Charts and diagrams as code:
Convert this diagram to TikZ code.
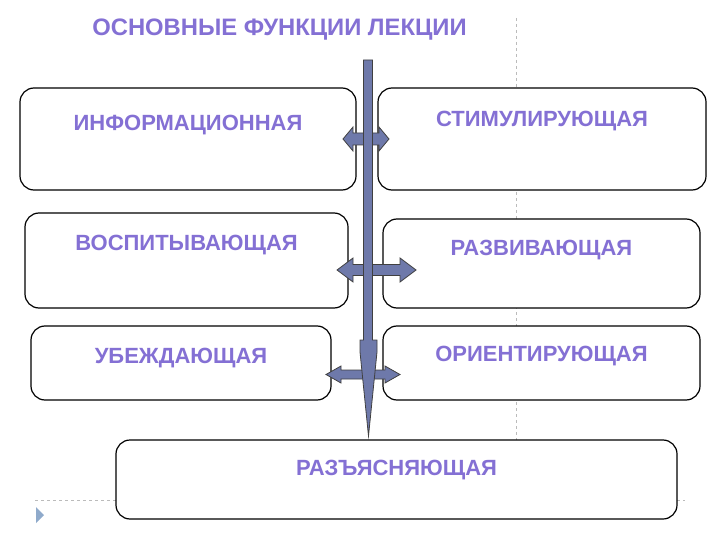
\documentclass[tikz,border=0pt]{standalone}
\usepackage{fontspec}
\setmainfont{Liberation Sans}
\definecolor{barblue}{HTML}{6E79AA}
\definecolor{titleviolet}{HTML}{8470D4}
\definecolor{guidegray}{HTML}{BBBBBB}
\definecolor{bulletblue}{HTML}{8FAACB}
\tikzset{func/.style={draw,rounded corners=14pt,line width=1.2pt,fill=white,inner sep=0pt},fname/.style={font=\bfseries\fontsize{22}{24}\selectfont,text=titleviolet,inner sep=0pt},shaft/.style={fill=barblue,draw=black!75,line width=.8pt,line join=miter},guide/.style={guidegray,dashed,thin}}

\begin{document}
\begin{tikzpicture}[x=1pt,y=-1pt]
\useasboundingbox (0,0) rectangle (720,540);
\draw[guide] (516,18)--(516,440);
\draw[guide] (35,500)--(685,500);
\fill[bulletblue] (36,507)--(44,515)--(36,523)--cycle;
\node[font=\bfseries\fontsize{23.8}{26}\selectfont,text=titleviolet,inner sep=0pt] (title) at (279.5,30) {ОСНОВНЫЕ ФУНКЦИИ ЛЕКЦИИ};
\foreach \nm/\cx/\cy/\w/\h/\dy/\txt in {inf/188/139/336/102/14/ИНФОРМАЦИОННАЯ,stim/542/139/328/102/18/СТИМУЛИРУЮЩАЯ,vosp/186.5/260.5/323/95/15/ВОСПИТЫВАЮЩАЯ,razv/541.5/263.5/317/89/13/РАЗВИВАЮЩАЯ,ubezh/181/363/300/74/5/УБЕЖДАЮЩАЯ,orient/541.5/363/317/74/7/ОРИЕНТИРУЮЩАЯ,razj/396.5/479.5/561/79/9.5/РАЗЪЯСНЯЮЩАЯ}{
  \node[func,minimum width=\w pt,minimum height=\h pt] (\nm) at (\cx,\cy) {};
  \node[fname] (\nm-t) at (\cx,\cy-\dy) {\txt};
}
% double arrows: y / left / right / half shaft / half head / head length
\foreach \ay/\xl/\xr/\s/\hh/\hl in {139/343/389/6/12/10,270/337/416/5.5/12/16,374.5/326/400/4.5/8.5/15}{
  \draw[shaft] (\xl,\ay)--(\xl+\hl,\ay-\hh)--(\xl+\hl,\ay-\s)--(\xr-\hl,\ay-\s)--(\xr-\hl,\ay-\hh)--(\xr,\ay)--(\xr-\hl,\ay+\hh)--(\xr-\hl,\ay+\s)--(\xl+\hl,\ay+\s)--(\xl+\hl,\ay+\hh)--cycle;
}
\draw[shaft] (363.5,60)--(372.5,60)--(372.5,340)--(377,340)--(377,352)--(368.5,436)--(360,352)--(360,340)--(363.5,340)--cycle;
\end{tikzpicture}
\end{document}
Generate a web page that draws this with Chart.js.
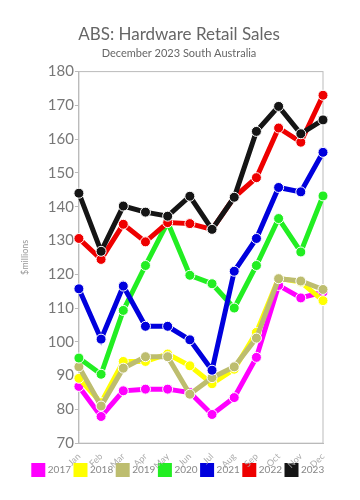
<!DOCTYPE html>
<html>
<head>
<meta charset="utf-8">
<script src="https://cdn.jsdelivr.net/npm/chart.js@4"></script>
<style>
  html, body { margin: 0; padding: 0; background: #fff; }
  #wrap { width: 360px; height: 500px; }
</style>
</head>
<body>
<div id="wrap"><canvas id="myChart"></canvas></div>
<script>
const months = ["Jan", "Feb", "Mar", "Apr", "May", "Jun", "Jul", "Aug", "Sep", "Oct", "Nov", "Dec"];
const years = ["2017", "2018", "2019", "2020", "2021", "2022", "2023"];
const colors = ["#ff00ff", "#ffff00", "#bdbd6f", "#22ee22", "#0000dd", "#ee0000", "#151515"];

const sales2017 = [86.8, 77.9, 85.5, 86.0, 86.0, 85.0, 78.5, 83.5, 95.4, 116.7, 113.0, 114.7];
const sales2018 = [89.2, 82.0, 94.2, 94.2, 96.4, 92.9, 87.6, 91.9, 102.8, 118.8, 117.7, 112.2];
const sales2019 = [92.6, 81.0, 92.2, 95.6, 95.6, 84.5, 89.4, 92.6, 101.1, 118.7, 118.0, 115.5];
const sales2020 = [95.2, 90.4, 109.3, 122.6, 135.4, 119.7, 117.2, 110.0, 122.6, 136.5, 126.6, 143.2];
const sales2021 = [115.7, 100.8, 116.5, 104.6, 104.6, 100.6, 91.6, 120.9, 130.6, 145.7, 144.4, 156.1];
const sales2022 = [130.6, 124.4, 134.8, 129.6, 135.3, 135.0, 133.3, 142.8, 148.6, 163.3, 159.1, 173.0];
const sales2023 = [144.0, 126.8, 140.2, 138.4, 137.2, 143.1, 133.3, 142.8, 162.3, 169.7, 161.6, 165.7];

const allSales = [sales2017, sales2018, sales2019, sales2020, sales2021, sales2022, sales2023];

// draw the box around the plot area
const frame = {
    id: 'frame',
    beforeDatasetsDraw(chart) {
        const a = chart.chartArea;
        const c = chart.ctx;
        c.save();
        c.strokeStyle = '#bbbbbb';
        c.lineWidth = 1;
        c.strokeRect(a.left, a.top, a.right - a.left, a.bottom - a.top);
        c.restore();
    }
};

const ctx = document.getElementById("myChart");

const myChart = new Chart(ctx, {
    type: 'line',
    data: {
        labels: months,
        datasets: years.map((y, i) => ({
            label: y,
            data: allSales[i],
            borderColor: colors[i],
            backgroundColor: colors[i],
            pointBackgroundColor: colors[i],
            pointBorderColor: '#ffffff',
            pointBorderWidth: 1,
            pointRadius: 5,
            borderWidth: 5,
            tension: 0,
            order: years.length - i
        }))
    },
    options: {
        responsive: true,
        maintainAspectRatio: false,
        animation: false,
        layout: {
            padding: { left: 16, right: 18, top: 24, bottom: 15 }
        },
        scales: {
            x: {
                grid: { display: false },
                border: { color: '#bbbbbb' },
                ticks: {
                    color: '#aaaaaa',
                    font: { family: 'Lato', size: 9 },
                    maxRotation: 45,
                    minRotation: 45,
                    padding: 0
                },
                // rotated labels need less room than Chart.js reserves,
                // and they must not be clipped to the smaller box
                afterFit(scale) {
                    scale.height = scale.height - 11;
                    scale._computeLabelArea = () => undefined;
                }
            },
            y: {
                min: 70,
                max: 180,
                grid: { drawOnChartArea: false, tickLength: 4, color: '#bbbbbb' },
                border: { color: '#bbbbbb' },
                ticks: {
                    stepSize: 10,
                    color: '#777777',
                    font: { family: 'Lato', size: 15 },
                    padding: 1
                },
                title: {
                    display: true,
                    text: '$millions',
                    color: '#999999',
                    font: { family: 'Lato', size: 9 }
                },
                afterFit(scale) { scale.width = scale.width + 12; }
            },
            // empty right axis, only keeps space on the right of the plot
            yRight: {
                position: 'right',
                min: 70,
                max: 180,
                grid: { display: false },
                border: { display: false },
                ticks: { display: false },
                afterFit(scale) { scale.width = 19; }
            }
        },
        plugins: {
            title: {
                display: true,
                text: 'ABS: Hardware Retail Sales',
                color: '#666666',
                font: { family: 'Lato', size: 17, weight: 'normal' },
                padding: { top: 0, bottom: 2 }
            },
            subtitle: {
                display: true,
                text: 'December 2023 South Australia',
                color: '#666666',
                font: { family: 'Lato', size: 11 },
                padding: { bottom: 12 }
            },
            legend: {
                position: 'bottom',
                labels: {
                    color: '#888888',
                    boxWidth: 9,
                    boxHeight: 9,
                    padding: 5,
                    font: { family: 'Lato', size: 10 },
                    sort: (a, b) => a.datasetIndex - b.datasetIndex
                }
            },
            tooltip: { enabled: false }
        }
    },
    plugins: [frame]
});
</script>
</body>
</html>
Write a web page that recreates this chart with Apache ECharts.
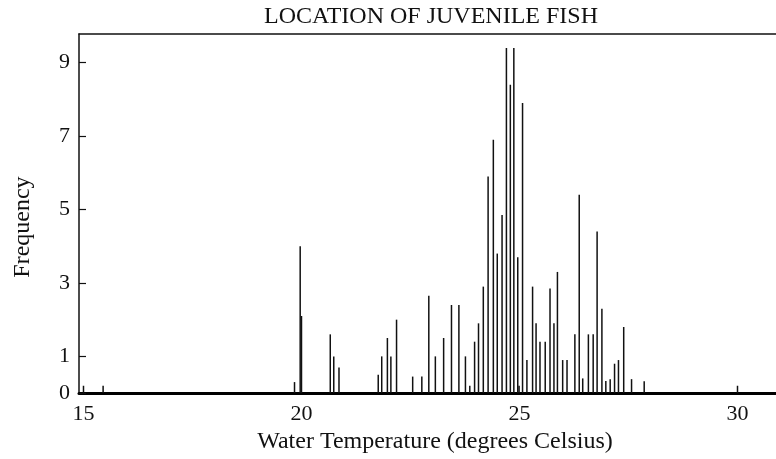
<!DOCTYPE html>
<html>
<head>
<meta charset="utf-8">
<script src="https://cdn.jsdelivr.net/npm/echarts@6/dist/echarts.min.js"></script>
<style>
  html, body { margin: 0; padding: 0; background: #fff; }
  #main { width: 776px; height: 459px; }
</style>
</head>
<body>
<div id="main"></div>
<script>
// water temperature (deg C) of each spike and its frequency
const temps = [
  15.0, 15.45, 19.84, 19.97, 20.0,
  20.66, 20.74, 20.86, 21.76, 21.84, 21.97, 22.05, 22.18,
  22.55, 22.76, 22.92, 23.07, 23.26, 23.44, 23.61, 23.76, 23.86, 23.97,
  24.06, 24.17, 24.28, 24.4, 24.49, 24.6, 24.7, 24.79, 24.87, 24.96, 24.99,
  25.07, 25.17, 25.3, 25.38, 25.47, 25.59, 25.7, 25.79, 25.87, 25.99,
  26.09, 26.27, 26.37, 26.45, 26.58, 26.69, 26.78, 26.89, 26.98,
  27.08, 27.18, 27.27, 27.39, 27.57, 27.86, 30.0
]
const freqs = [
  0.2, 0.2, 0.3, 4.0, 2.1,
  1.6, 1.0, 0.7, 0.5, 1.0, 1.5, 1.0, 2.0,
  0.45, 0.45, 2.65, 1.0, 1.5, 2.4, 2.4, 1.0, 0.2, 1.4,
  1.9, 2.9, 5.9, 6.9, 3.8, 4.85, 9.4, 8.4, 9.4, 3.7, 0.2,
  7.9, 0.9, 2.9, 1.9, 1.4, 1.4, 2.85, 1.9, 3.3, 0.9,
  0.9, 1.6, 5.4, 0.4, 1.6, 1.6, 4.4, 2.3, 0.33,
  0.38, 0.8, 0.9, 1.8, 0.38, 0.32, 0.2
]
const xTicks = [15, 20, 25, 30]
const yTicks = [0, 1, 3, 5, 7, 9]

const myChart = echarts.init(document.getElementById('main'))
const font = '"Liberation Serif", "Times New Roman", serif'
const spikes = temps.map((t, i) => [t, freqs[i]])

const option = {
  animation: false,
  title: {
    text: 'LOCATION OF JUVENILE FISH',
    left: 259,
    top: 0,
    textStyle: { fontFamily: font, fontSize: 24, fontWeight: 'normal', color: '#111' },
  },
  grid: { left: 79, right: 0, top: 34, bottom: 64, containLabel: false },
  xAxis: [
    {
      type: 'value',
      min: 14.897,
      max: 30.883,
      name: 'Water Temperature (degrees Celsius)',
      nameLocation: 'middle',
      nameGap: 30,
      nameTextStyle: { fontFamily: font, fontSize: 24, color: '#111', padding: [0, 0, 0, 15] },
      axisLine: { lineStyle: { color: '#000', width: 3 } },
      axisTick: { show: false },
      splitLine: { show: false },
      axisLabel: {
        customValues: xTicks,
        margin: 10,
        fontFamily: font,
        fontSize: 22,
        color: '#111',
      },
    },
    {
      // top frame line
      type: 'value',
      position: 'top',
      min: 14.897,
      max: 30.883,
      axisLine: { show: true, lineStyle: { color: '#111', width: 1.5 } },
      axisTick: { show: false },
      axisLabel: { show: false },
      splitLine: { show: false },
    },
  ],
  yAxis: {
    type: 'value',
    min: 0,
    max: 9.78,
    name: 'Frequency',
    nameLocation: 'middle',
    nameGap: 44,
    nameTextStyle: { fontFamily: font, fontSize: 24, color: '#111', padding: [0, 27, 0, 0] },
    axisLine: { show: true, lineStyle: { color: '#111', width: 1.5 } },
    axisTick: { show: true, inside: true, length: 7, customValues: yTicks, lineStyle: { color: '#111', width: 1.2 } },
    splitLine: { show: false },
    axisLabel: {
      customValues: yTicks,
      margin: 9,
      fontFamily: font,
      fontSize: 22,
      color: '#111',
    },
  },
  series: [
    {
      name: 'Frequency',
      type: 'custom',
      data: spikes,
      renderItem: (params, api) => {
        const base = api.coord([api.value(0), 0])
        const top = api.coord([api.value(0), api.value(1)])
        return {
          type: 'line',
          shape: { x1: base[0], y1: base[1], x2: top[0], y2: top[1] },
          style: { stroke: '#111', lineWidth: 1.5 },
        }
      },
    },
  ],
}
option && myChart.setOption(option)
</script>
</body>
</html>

# EXERCISE DESCRIPTION:
From the listing above, copy every line that holds the string "this".

# TASK OUTPUT:
Convert this diagram to TikZ code.
Generate a web page that draws this with Chart.js.
Write a web page that recreates this chart with Apache ECharts.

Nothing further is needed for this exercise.